Sixty-nine percent of NRA members expressed support for comprehensive background checks. A proposal to implement universal background checks would apply to all gun sales, rather than just purchases made at licensed retailers, according to the Giffords Law Center, a gun control advocacy group.
Support for such a measure increases to 78 percent among gun owners who don’t belong to the NRA and to 89 percent for respondents who don’t own a firearm. The poll of 803 American adults was conducted by Monmouth University from March 2-5, weeks after a high school shooting in Parkland, Florida.
Comprehensive background checks are considerably more popular among gun owners than is a national firearms registry, a policy proposal often raised after mass shootings. Among those who don’t own guns, 79 percent support a firearms-purchase database, but only half of gun owners back such a proposal. The level of support drops to 31 percent among NRA members.

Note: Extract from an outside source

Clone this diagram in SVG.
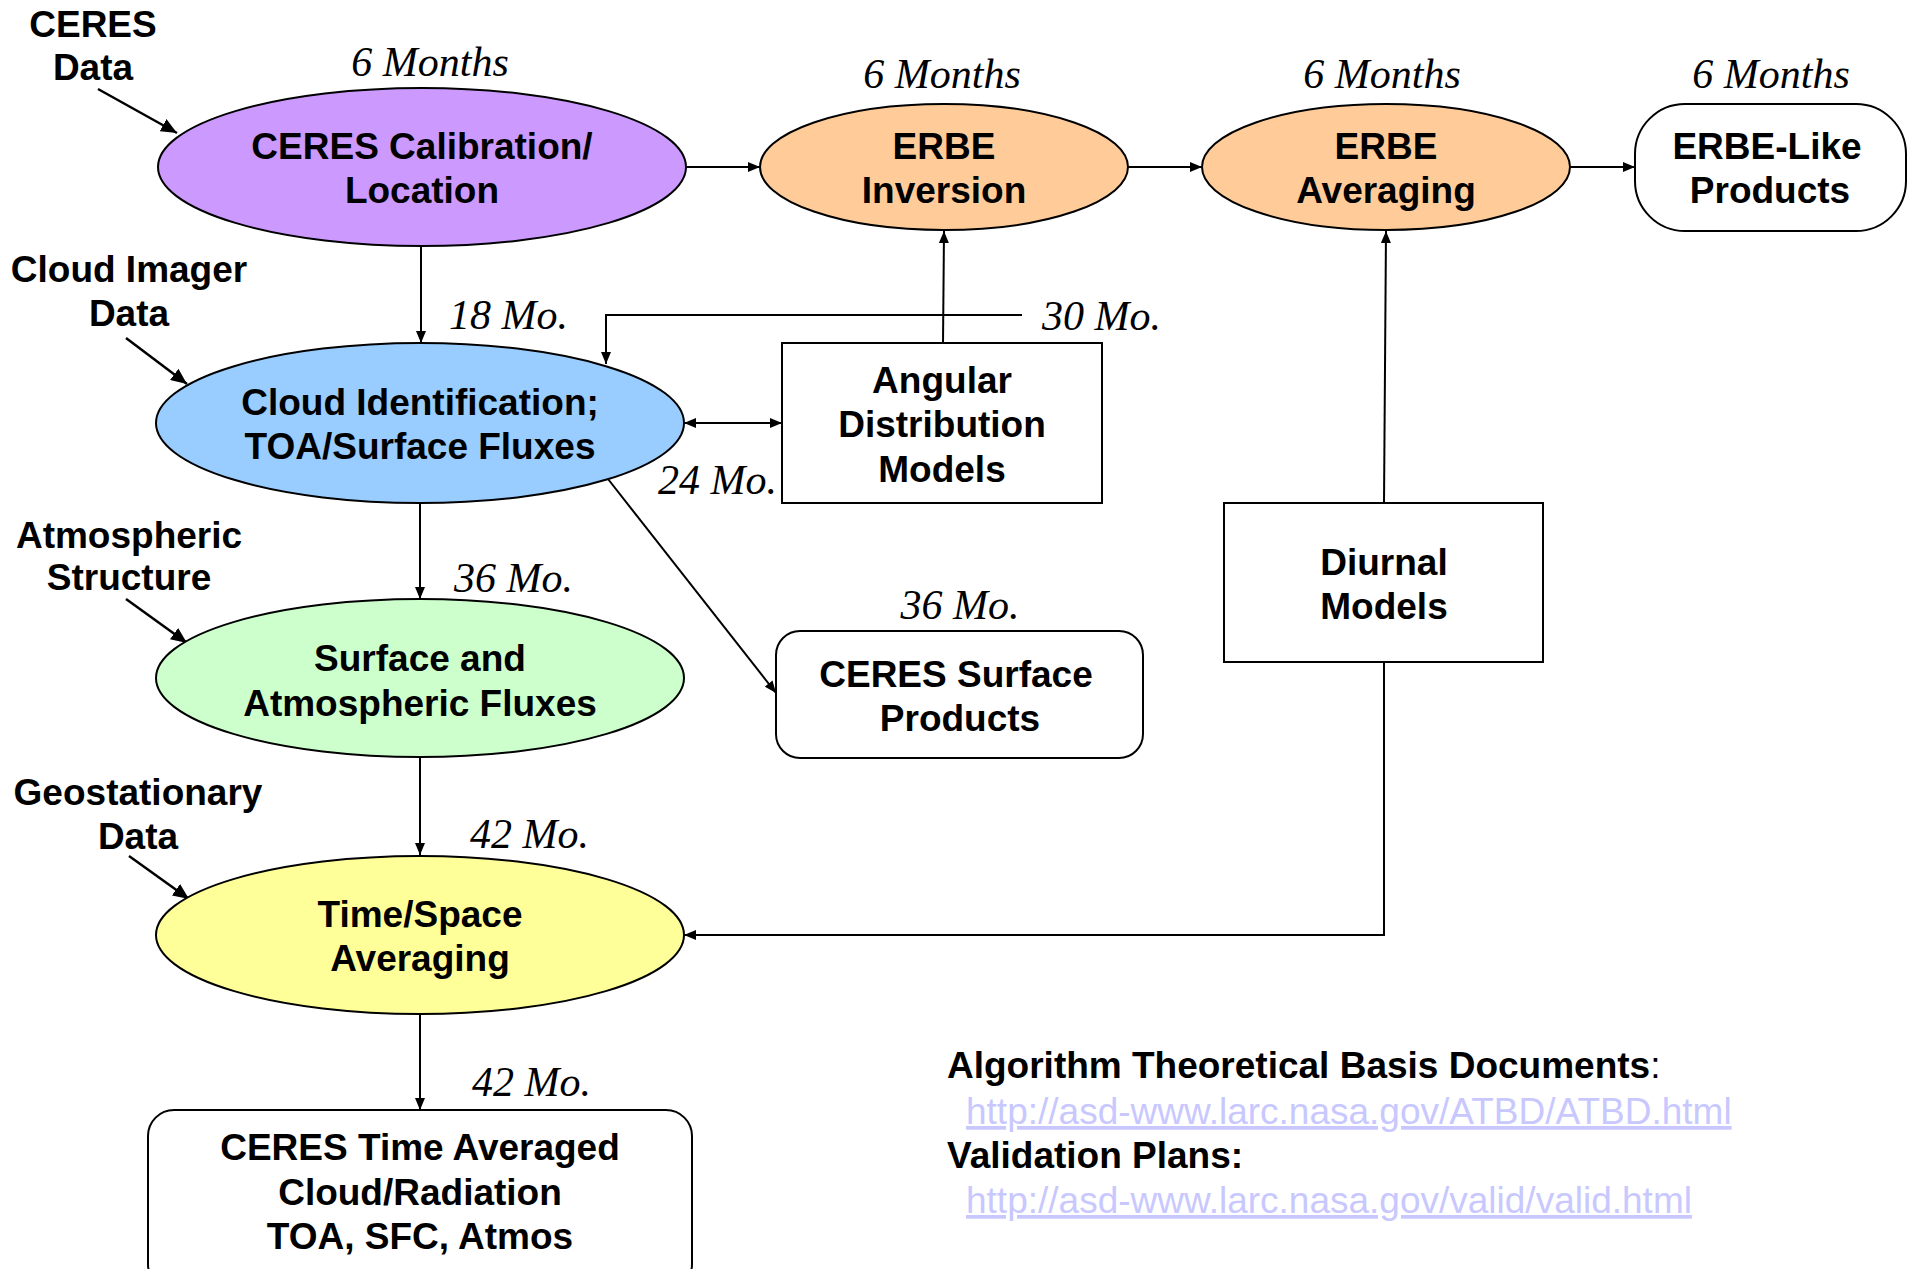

Although opinion polls indicate support for some gun control regulations, there’s been little movement at the federal level to pass new laws. Senate Majority Leader Mitch McConnell, Republican of Kentucky, has not proposed a timeline for consideration of firearms regulation; last week, Congress turned its attention to an unrelated banking measure.
Many of the changes to firearms policy are instead coming from the retail sector. Walmart Inc., Dick’s Sporting Goods Inc., Kroger Co. and L.L. Bean Inc. have all said they would stop selling firearms to 18- to 20-year-olds in the wake of the Florida shooting last month, in which a 19-year-old gunman was charged with killing 17 people. Orvis Co., an outdoor goods retailer, said it would sell firearms only to those under the age of 21 if they have completed a education and safety course. Dick’s also halted the sale of assault-style rifles.
Support for gun control measures is divided along party lines, but background checks drew broad support. The policy has the approval of 91 percent of Democrats, 83 percent of independents and 72 percent of Republicans. The partisan split over a firearms ownership database is more pronounced: Some 84 percent of Democrats favor such a measure, while only 45 percent of Republicans do.
NRA members, in particular, strongly opposed such a registry. Among members of the group, 79 percent expressed concern that a regulation such as increased background checks or a firearms purchase registry could be used to track the activities of Americans.
“There is still a stark political divide driven by special interests who represent about one-third of gun owners,” Patrick Murray, director of the independent Monmouth University Polling Institute, said in a statement. “The NRA’s influence in Washington may still be powerful enough to maintain the status quo on national gun policy.”